Actions and Reactions in Art and PoliticsFebruary 16, 2018
The seventh edition of the Seminario Fundación Cisneros, Disruptions: Dilemmas Regarding the Image in Contemporaneity, which will take place on March 16, 2018, will consider art’s links with politics. This art-political connection is important because it operates as a model for the construction of new subjectivities, and encourages the questioning of what Jacques Rancière called "the aesthetic and representative logic of art" (The Emancipated Spectator, 2008), as well as its forms of production and its influence on the perception of the spectator. The day’s presentations will put into critical discussion the position taken by images in relation to the temporalities of art and historical events. To clarify this complex network, we will focus specifically on the spaces for art and politics, distinguishing the areas where they may overlap (the political in art, politics for art, political art, art as public action, citizen political action).
Organized as a day-long conference, Disruptions also includes numerous interventions. In addition to the presentations, a series of programs have been organized in conjunction with the seminar: a workshop taking place on the three days leading up to the seminar; a screening of film and video works; and an architectural walking tour of Caracas. As an event, the seminar places importance on bringing together a diverse community and providing a safe space for open discussion; a space where the exchange of ideas and research are stimulated, frameworks and methods are provided, and imagination is inspired. In its own spatial-temporal way, this website is considered an extension of this space, where we will be publishing content created specifically for this platform.
In the interest of offering multiple perspectives on some of the case studies that will be presented during Disruptions, we have commissioned six texts from art historians, critics, researchers, and curators for publication on this website. To be published consecutively in the weeks leading up to the seminar, these articles will address cases that illustrate direct relationships between art and politics, and the significance of the image in different contexts within contemporary art in Latin America.

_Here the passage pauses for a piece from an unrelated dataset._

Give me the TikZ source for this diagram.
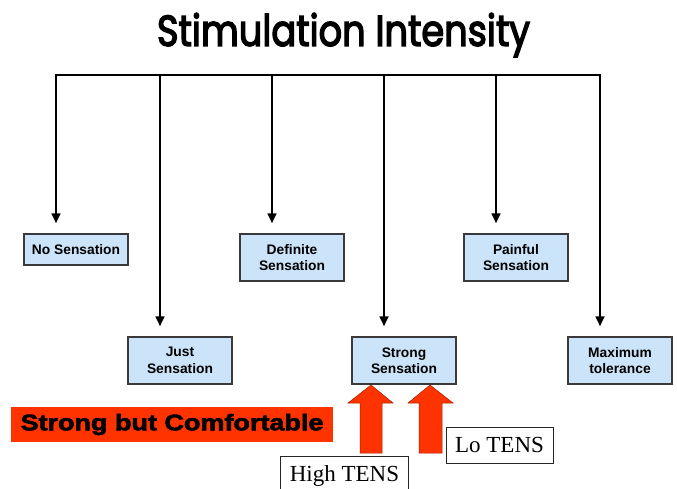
\documentclass[tikz,border=0pt]{standalone}
\usepackage{fontspec}
\setmainfont{Liberation Serif}
\newfontfamily\arialf{Liberation Sans}
\newfontfamily\heavyf[FakeBold=2.5]{Liberation Sans Bold}
\newfontfamily\titlef[FakeBold=3.5]{Poppins}
\usetikzlibrary{arrows.meta}
\definecolor{boxblue}{HTML}{CCE4FA}
\definecolor{boxedge}{HTML}{3A3A3A}
\definecolor{hotred}{HTML}{FF3300}
\definecolor{redline}{HTML}{A02000}
\tikzset{
  stage/.style={draw=boxedge, line width=1.2pt, fill=boxblue, minimum width=104pt,
    align=center, inner sep=0pt, font=\arialf\bfseries\fontsize{13.8}{16.5}\selectfont},
  tall/.style={stage, minimum height=47pt},
  short/.style={stage, minimum height=31pt},
  feed/.style={line width=2.6pt, black},
  feedarr/.style={feed, -{Triangle[width=8.5pt,length=10pt]}},
  tenslabel/.style={draw=black!85, line width=0.9pt, fill=white, inner sep=0pt,
    font=\fontsize{23}{26}\selectfont},
  bigarrow/.style={fill=hotred, draw=redline, line width=0.5pt}
}
\begin{document}
\begin{tikzpicture}[x=1pt,y=-1pt]
\useasboundingbox (0,0) rectangle (677,489);
% title
\node (title) at (343.5,35) {\resizebox*{373pt}{44pt}{\titlef Stimulation Intensity}};
% boxes
\node[short] (none)  at (76,249.5)  {No Sensation};
\node[tall]  (def)   at (292,257.5) {Definite\\Sensation};
\node[tall]  (pain)  at (516,257.5) {Painful\\Sensation};
\node[tall]  (just)  at (180,360.5) {Just\\Sensation};
\node[tall]  (strong) at (404,360.5) {Strong\\Sensation};
\node[tall]  (max)   at (620,360.5) {Maximum\\tolerance};
% top bar coordinates
\coordinate (bar) at (0,75);
\foreach \n in {none,just,def,strong,pain,max}{
  \coordinate (t-\n) at ([xshift=-20pt]\n.north |- bar);
}
\draw[feed, line cap=rect] (t-none) -- (t-max);
\foreach \n in {none,just,def,strong,pain,max}{
  \draw[feedarr] (t-\n) -- ([yshift=10pt]t-\n |- \n.north);
}
% red arrows
\draw[bigarrow] (360,453) -- (360,403) -- (348,403) -- (371,385) -- (393,403) -- (382,403) -- (382,453) -- cycle;
\draw[bigarrow] (419,453) -- (419,403) -- (408,403) -- (430,385) -- (453,403) -- (442,403) -- (442,453) -- cycle;
% labels
\node[fill=hotred, minimum width=322pt, minimum height=35pt, inner sep=0pt] (comf) at (172,424.5)
  {\scalebox{1.2}[1]{\heavyf\fontsize{22.5}{26}\selectfont Strong but Comfortable}};
\node[tenslabel, minimum width=107pt, minimum height=36pt] (lo) at (499.5,445) {Lo TENS};
\node[tenslabel, minimum width=128pt, minimum height=40pt, anchor=north west] (high) at (280,456) {High TENS};
\end{tikzpicture}
\end{document}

Disruptions will cover three main points of development. The first part will focus on the use of images. To complement this theme, we are publishing an essay by María Virginia Jaua, who delves into her film 3_Eras, based on the literary work Las tres eras de la imagen by José Luis Brea, author and pioneer of the study of the image in its distinct manifestations and modes of circulation.
The seminar also includes an action by the performing arts collective Los Peces del Guaire, which will complement the essay by researcher and critic Sandra Pinardi titled Notes on the Political Power of Performance. This essay presents the idea that, despite its ephemeral nature, performance possesses a unique emancipatory quality in public space that makes an event extra-ordinary or, what Pinardi calls, "de-evented".
The second part of Disruptions will present the theme of activism and social protest through experiences that have occurred in different places and have marked a significant moment. To address this theme, we have commissioned researcher Albeley Rodríguez to present an overview of the most recent art practices dealing with gender in Latin America.
A one-day seminar is not sufficient time to delve into the many case studies that shed light on the connections between art and politics. For this reason, these reflexive online contributions are important in highlighting situations that derive from problems that, although historical, are still reflected and debated today. For example, on such complex issues as diaspora, migration, and displacement, there seem to be no short-term solutions; the curator José Luis Barrios, in his text Art, Diasporas, and Globalization in Mexico: On the Limits of Instability, brings us closer to a social reality that is not alien to art, but rather, is derived from representative aesthetic conditions in the face of critical circumstances of violence or any other hegemonic power against the body and its displacement. In his text Art and Politics in Cuba in the New Milennium (A Brief Review), Félix Suazo approaches the critical dismantling of Cuban art in the twenty-first centruy, examining the contradictions of political power to show a reality that is closer to myth.
And finally, presenting a personal perspective from Brazil, the curator José Bernardo de Souza, in his text Unforeseen Outcomes For an Artificial Democracy or An Old Brazil for the 21st Century, delves into the reasons why artistic protests that position in the forefront and put into debate issues around sexual diversity provoked reactions of censorship, harsh criticism, and even the closing of exhibitions by conservative groups. De Souza considers pertinent the evaluation of the political motivations of economic and intellectual groups currently in power who presumably lead these actions. Additionally, De Souza examines the precedents of these events that are still widely discussed in the art and philosophy fields, as well as in public opinion.